Austerity may push many Ukrainian workers into a false choice between East and West, a return to foreign domination or deepening impoverishment. In the Donbas, a Russian-speaking coal-mining region, one source of support for the new government is the independent miners' trade union. The miners' president, Mikhailo Volynets, is a member of the Euromaidan Coordinating Council. In November, he said, "I have 270,000 members, most of them in the east. How can I agree they will have to pay more for their heating, right before winter, and their wages will be frozen? The fact is we support the EU deal because we know that Ukraine needs democracy, and integration with Europe is our best hope. But the IMF needs to work with us on reforms that do not target average working Ukrainians."

The new Ukrainian government has a small window of time to make critical economic choices. The path it chooses could support development of a more just society, protect the poor and reinforce the local and authentic optimism of the protest movement that toppled Yanukovych.

The current administration has already announced that consumer utility prices will increase by 50 percent May 1. It says it will provide some unspecified protections to vulnerable citizens, but much clearer action is needed to show people they will not be expected to pay for decades of corruption from their already meager resources.

The timing is ideal for the IMF, EU and United States to clarify that average working families are not the cause of Ukraine's economic disaster and must not bear a disproportionate burden for the recovery.
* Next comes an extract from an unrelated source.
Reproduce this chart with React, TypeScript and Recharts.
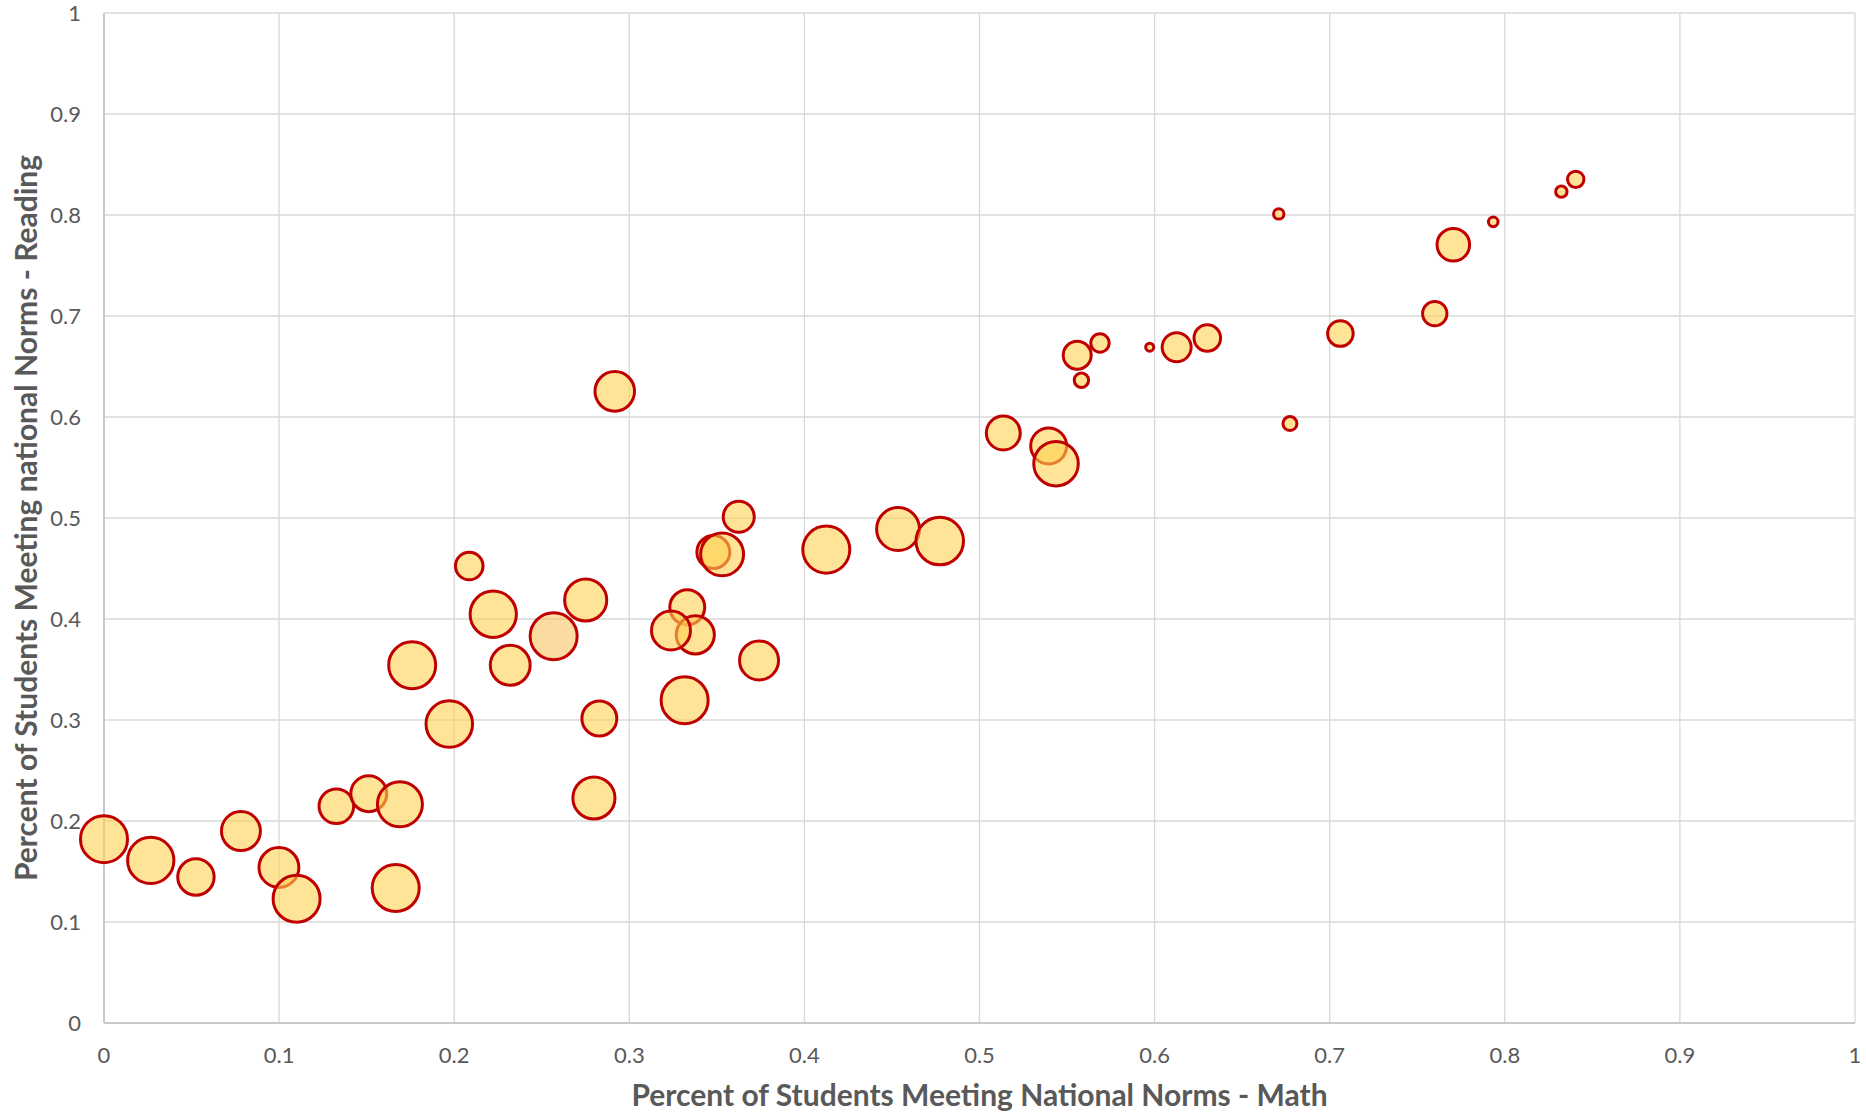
import React from 'react';
import { ScatterChart, Scatter, XAxis, YAxis, ZAxis, CartesianGrid, Cell, Label } from 'recharts';

const mathPct = [0, 0.0267, 0.0525, 0.0782, 0.0999, 0.11, 0.1327, 0.1512, 0.169, 0.1666, 0.2086, 0.2223, 0.2568, 0.2751, 0.176, 0.232, 0.1972, 0.2829, 0.2798, 0.3625, 0.348, 0.353, 0.4125, 0.3331, 0.3238, 0.3377, 0.3741, 0.3316, 0.5558, 0.5688, 0.5582, 0.5972, 0.6126, 0.6301, 0.7061, 0.76, 0.6773, 0.6709, 0.7706, 0.7934, 0.8323, 0.8405, 0.5136, 0.5395, 0.5437, 0.4535, 0.4773, 0.2917];
const readingPct = [0.182, 0.161, 0.1446, 0.19, 0.154, 0.123, 0.2146, 0.227, 0.2165, 0.1337, 0.4525, 0.4047, 0.3829, 0.4188, 0.3542, 0.3542, 0.296, 0.3015, 0.2228, 0.5012, 0.4663, 0.464, 0.4687, 0.4116, 0.3886, 0.3843, 0.359, 0.3195, 0.6611, 0.6733, 0.6364, 0.6691, 0.6691, 0.6782, 0.6826, 0.7024, 0.5935, 0.8011, 0.7706, 0.7932, 0.8231, 0.8353, 0.5841, 0.5713, 0.5538, 0.4891, 0.4772, 0.6254];
const bubbleSize = [96, 93, 57.5, 66, 69, 96, 52, 56, 88, 96, 33, 93, 96, 77, 96, 69, 94, 53, 77, 42, 47, 80, 96, 53, 66, 63, 66, 96, 34, 14.7, 9, 2.8, 36.5, 30.7, 28.4, 25.8, 8.5, 4.7, 46, 4, 5.6, 11.7, 50, 56, 86, 80, 98, 68];
const highlightedPoints = [12];

const axisTicks = [0, 0.1, 0.2, 0.3, 0.4, 0.5, 0.6, 0.7, 0.8, 0.9, 1];
const axisTickLabels = ['0', '0.1', '0.2', '0.3', '0.4', '0.5', '0.6', '0.7', '0.8', '0.9', '1'];

const xTitle = 'Percent of Students Meeting National Norms - Math';
const yTitle = 'Percent of Students Meeting national Norms - Reading';

const FONT = 'Lato, "Open Sans", sans-serif';
const TEXT_COLOR = '#595959';
const MAX_RADIUS = 24;

const points = mathPct
  .map((x, i) => ({ x, y: readingPct[i], z: bubbleSize[i], idx: i }))
  .sort((a, b) => a.z - b.z);

const XTitle = (props: any) => {
  const vb = props.viewBox;
  return (
    <text x={vb.x + vb.width / 2} y={1106} textAnchor="middle" fontFamily={FONT} fontWeight={700} fontSize={30} fill={TEXT_COLOR}>
      {xTitle}
    </text>
  );
};

const YTitle = (props: any) => {
  const vb = props.viewBox;
  const cx = 36.5;
  const cy = vb.y + vb.height / 2;
  return (
    <text x={cx} y={cy} textAnchor="middle" transform={`rotate(-90 ${cx} ${cy})`} fontFamily={FONT} fontWeight={700} fontSize={30} fill={TEXT_COLOR}>
      {yTitle}
    </text>
  );
};

export default function App() {
  return (
    <div style={{ position: 'absolute', left: 0, top: 0, width: 1866, height: 1115, background: '#fff' }}>
      <ScatterChart width={1866} height={1115} margin={{ top: 13, right: 11, left: 0, bottom: 0 }}>
        <CartesianGrid stroke="#D9D9D9" strokeWidth={1.3} />
        <XAxis
          type="number"
          dataKey="x"
          domain={[0, 1]}
          ticks={axisTicks}
          tickFormatter={(v: number, i: number) => axisTickLabels[i]}
          height={92}
          tickLine={false}
          tickSize={0}
          tickMargin={24}
          axisLine={{ stroke: '#BFBFBF', strokeWidth: 1.5 }}
          tick={{ fill: TEXT_COLOR, fontSize: 22, fontFamily: FONT }}
          interval={0}
        >
          <Label content={XTitle} />
        </XAxis>
        <YAxis
          type="number"
          dataKey="y"
          domain={[0, 1]}
          ticks={axisTicks}
          tickFormatter={(v: number, i: number) => axisTickLabels[i]}
          width={104}
          tickLine={false}
          tickSize={0}
          tickMargin={23}
          axisLine={{ stroke: '#BFBFBF', strokeWidth: 1.5 }}
          tick={{ fill: TEXT_COLOR, fontSize: 22, fontFamily: FONT }}
          interval={0}
        >
          <Label content={YTitle} />
        </YAxis>
        <ZAxis type="number" dataKey="z" domain={[0, 100]} range={[0, Math.PI * MAX_RADIUS * MAX_RADIUS]} />
        <Scatter data={points} shape="circle" stroke="#C00000" strokeWidth={3} fill="#FFD150" fillOpacity={0.6} isAnimationActive={false}>
          {points.map((p) => (
            <Cell key={p.idx} fill={highlightedPoints.includes(p.idx) ? '#F9C35F' : '#FFD150'} />
          ))}
        </Scatter>
      </ScatterChart>
    </div>
  );
}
A strong focus on resolving severe wealth inequality would create support for sustained democratic and economic reform. With Ukraine now in desperate need of support, it will clearly be up to the IMF and EU politicians who can most influence aid conditionalities and implementation to support a new course. If reforms worsen the standard of living of average Ukrainians, especially the core of Ukraine's formal economy, the industrial workers of the east, this opportunity may pass. The optimism of the street may go the way it did after 2004, when many of the same politicians now in office came to power during the Orange Revolution and promptly lost the historical moment to infighting and corruption. Ukraine has another chance, but reforms that worsen inequality will risk the moment of democratic possibility and hope for a brighter future.